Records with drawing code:
┌──
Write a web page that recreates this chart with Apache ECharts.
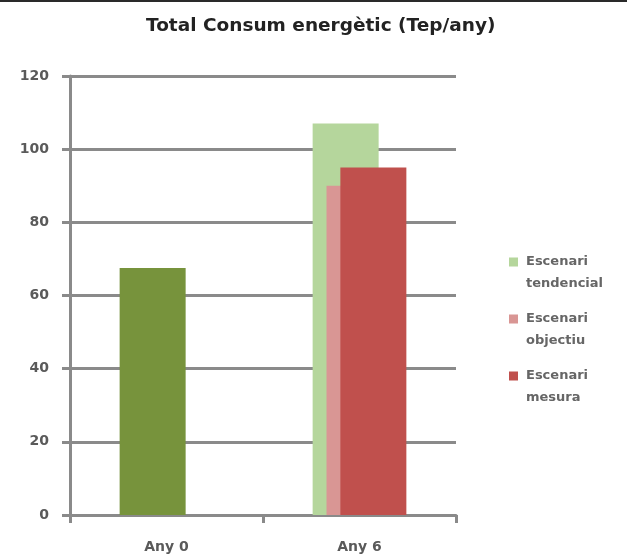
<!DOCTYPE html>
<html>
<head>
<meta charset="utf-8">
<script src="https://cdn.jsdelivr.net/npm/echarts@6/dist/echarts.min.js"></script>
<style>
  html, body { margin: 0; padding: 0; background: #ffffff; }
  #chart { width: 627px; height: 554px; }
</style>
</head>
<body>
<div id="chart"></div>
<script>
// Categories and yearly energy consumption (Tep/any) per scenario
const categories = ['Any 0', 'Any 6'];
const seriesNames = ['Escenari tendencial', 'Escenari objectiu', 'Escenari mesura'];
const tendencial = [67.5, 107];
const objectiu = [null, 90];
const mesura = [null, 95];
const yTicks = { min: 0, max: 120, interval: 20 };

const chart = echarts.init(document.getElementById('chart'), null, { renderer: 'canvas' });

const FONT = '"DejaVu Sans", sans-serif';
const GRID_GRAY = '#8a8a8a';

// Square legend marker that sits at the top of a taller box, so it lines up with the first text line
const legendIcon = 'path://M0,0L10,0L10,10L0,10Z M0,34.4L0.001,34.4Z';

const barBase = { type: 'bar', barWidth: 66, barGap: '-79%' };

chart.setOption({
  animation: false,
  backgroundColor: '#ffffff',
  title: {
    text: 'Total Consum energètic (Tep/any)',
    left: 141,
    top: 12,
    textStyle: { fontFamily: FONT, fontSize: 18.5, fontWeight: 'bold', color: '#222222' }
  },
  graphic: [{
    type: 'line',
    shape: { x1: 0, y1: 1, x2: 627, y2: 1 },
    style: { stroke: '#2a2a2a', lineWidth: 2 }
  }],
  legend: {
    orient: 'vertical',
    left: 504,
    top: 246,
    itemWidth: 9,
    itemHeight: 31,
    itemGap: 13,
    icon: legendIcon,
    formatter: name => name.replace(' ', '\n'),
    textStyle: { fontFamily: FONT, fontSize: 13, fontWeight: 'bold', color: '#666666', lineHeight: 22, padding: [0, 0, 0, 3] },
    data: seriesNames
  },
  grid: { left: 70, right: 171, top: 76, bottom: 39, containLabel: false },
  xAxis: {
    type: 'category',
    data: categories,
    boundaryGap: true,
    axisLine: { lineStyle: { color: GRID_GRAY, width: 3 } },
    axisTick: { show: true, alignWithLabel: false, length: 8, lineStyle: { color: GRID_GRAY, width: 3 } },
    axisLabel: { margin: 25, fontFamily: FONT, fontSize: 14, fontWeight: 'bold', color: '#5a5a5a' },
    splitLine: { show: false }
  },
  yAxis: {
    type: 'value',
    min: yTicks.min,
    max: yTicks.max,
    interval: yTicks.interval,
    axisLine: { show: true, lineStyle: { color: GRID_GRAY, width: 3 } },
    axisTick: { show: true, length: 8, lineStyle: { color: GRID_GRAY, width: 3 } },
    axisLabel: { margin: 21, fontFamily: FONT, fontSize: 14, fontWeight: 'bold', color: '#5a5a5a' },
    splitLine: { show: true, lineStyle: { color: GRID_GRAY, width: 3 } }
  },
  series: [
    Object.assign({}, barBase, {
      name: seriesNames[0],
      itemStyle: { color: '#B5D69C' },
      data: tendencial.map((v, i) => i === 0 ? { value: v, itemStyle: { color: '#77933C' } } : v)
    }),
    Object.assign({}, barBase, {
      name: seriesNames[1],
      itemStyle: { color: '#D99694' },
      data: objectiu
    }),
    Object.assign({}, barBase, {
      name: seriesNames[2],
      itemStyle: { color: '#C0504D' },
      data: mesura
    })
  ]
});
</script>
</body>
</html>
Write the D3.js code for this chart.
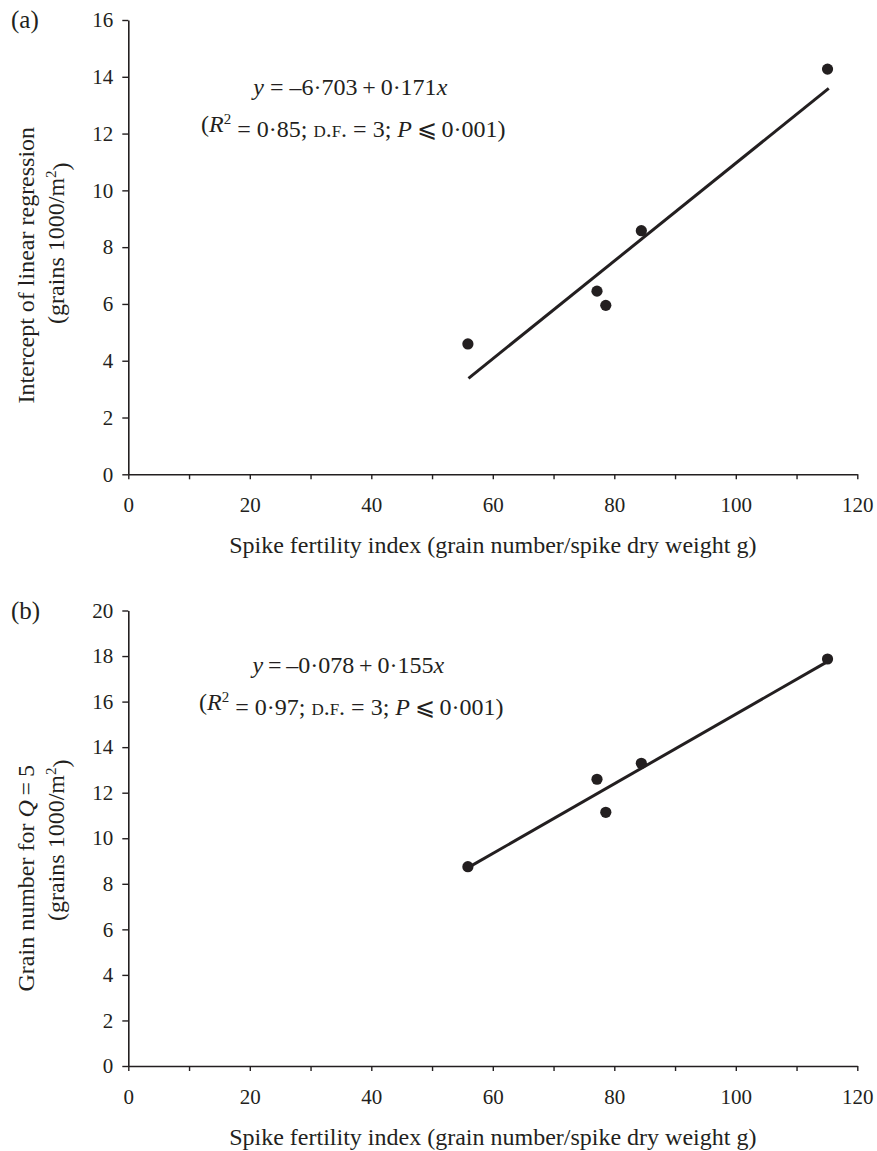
└──
■ What is required: Starting at the first line of the material, output exactly the lines up to and including the one with "const legendIcon = 'path://M0,0L10,0L10,10L0,10Z". Do not include the pictures.

■ Written solution:
Write a web page that recreates this chart with Apache ECharts.
<!DOCTYPE html>
<html>
<head>
<meta charset="utf-8">
<script src="https://cdn.jsdelivr.net/npm/echarts@6/dist/echarts.min.js"></script>
<style>
  html, body { margin: 0; padding: 0; background: #ffffff; }
  #chart { width: 627px; height: 554px; }
</style>
</head>
<body>
<div id="chart"></div>
<script>
// Categories and yearly energy consumption (Tep/any) per scenario
const categories = ['Any 0', 'Any 6'];
const seriesNames = ['Escenari tendencial', 'Escenari objectiu', 'Escenari mesura'];
const tendencial = [67.5, 107];
const objectiu = [null, 90];
const mesura = [null, 95];
const yTicks = { min: 0, max: 120, interval: 20 };

const chart = echarts.init(document.getElementById('chart'), null, { renderer: 'canvas' });

const FONT = '"DejaVu Sans", sans-serif';
const GRID_GRAY = '#8a8a8a';

// Square legend marker that sits at the top of a taller box, so it lines up with the first text line
const legendIcon = 'path://M0,0L10,0L10,10L0,10Z M0,34.4L0.001,34.4Z';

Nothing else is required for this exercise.